So I went up the stairs and into yet another giant temple-complex—this one called Chion-in—and it was the most impressive one I’ve seen by far. There were giant shrines everywhere and at least three temples spread throughout the area. I heard chanting coming from one of them so I took off my shoes and walked up the steps to peek inside. There was a giant golden Buddha and a monk sitting off to the side chanting and striking something with a mallet every couple of minutes, and a few faithful knelt at the altar getting their Zen on. As tempting as it was to take a picture, I decided not to be disrespectful.
I circled around the main building which looked like a palace made completely of wood, and when I got to the back I noticed an entrance similar to the other temples with boxes for people to take off their shoes. I didn’t see any tourists walking around there so I wasn’t sure I could go in, but there were no signs in English telling me I couldn’t so I decided to go for it.

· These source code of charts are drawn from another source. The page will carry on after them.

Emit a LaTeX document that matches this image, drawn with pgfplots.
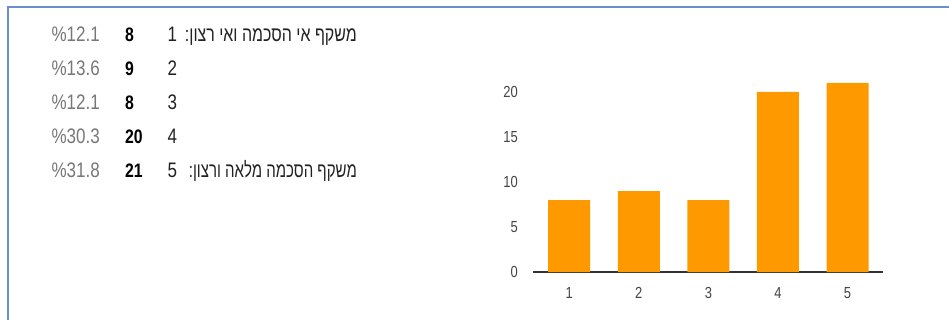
\documentclass[border=0pt]{standalone}
\usepackage{fontspec}
\usepackage{pgfplots}
\pgfplotsset{compat=1.18}
\setmainfont{Liberation Sans}
\newfontfamily\narrow[FakeStretch=0.81]{Liberation Sans}
\newfontfamily\hebfont[Script=Hebrew,FakeStretch=0.76]{Liberation Sans}
\newfontfamily\hebfontb[Script=Hebrew,FakeStretch=0.715]{Liberation Sans}
\TeXXeTstate=1
\definecolor{barorange}{HTML}{FF9900}
\definecolor{bordercol}{HTML}{6A8FCB}
\definecolor{pctgray}{HTML}{777777}
\definecolor{labdark}{HTML}{222222}
\definecolor{ticktext}{HTML}{444444}
\definecolor{axisline}{HTML}{333333}
\newcommand{\rowfont}{\narrow\fontsize{21}{25}\selectfont}
\newcommand{\rowfontb}{\narrow\bfseries\fontsize{19.5}{24}\selectfont}
\begin{document}
\begin{tikzpicture}
\useasboundingbox (0,0) rectangle (949pt,-320pt);
\draw[line width=2pt, bordercol] (8pt,-322pt) -- (8pt,-7pt) -- (951pt,-7pt);
% list rows
\foreach \y/\p/\c/\n in {-42/12.1/8/1, -76/13.6/9/2, -110/12.1/8/3, -144/30.3/20/4, -178/31.8/21/5}{
  \node[anchor=base east, inner sep=0pt, text=pctgray] at (100pt,\y pt) {\rowfont\%\p};
  \node[anchor=base west, inner sep=0pt, text=black] at (125pt,\y pt) {\rowfontb\c};
  \node[anchor=base west, inner sep=0pt, text=labdark] at (167.5pt,\y pt) {\rowfont\n};
}
\node[anchor=base east, inner sep=0pt, text=labdark] at (357pt,-42pt) {\hebfont\fontsize{21}{25}\selectfont\beginR משקף אי הסכמה ואי רצון:\endR};
\node[anchor=base east, inner sep=0pt, text=labdark] at (357pt,-178pt) {\hebfontb\fontsize{21}{25}\selectfont\beginR משקף הסכמה מלאה ורצון:\endR};
\begin{axis}[
  at={(533pt,-272pt)}, anchor=south west,
  scale only axis, width=350pt, height=198pt,
  xmin=0.48, xmax=5.51, ymin=0, ymax=22,
  axis x line*=bottom, axis y line*=left,
  y axis line style={draw=none},
  x axis line style={draw=axisline, line width=1.8pt},
  major tick length=0pt,
  xtick={1,2,3,4,5}, ytick={0,5,10,15,20},
  /pgf/number format/assume math mode=true,
  ticklabel style={font=\narrow\fontsize{16}{19}\selectfont, text=ticktext},
  yticklabel style={anchor=east, inner sep=0pt, xshift=-15pt},
  xticklabel style={anchor=north, inner sep=0pt, yshift=-15pt},
  ybar, bar width=42pt,
]
\addplot[fill=barorange, draw=none] coordinates {(1,8) (2,9) (3,8) (4,20) (5,21)};
\end{axis}
\end{tikzpicture}
\end{document}
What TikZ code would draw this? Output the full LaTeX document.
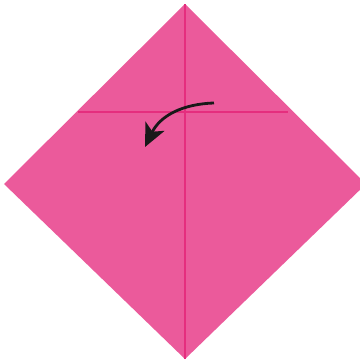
\documentclass[tikz,border=0pt]{standalone}
\usetikzlibrary{arrows.meta}
\definecolor{paper}{HTML}{EB5A9B}
\definecolor{crease}{HTML}{E52E7E}
\begin{document}
\begin{tikzpicture}[x=1pt,y=-1pt,
  creaseline/.style={draw=crease,line width=2.4pt},
  foldarrow/.style={draw=black!90,line width=2.8pt,-{Stealth[length=23pt,width=21pt,inset=6pt]}}]
\useasboundingbox (0,0) rectangle (360,360);
\coordinate (T) at (185,4);
\coordinate (L) at (4,184);
\coordinate (R) at (366,184);
\coordinate (B) at (185,359);
\fill[paper] (T) -- (R) -- (B) -- (L) -- cycle;
\coordinate (HL) at (78,112);
\coordinate (HR) at (288,112);
\path[creaseline] (HL) -- (HR);
\path[creaseline] (T) -- (B);
\coordinate (A1) at (214,103);
\coordinate (A2) at (145,147);
\path[foldarrow] (A1) .. controls (182,104) and (160,116) .. (A2);
\end{tikzpicture}
\end{document}
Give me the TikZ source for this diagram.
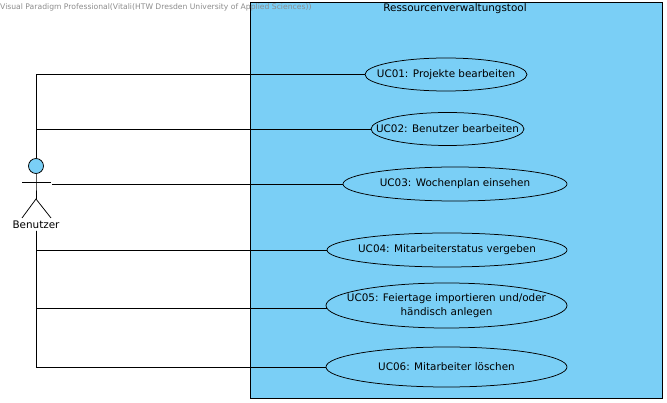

I managed to walk around for a good five minutes, even stealing one very nice photo of the place, before a monk spotted me and made an X with his hands and said “No”. I immediately launched into ignorant-tourist-mode, giving him the sumimasen and gomen nasai and even using the word deguchi for exit, which he gladly showed me to. He showed no anger but I’m sure he was annoyed. But seriously—that must happen a hundred times a day. If they don’t want tourists entering they really ought to put up English signs.
In any case, I walked back to the main area and down some steps, ready to start heading to Pontocho, but there was an entrance to a Zen garden right there and I couldn’t resist. So I paid the 300 yen for entry and went inside. There were a couple of Japanese women on a bridge looking down at the water and remarking at the size of the enormous fish in the pond. They were indeed the largest fish I’ve ever seen in such a pond, which was appropriate as it was part of the largest temple.
The pamphlet I got from the Zen garden (was I supposed to pay for entry to the other part?) is what informed me the place was called Chion-in, built to honor Honen (1133-1212) the founder of the Jodo Buddhist sect. It’s the main temple of Jodo Buddhism (which I’d never heard of before).
The Zen garden was quite lovely, but somehow not as charming as the one at Sho-ren-in. I got my pictures and then stood at the pond for a moment, attempting to get some Zen going but distracted by all the other tourists taking pictures, and then my phone buzzed informing me that the others were almost at the Sanjo station near Pontocho.
From where I was it would take me about 20 minutes to walk there, but there were taxis right at the bottom of the temple steps and fare to the station was ‘only’ 640 yen so I took one and met the others just shortly after they got there.
From there we had to head back across the river and then through some side-streets to get to Pontocho, where supposedly there would be Geishas doing their whole Geisha-thing. We were slow to get across the river because everyone—myself included—wanted to take pictures. We definitely took our fair share.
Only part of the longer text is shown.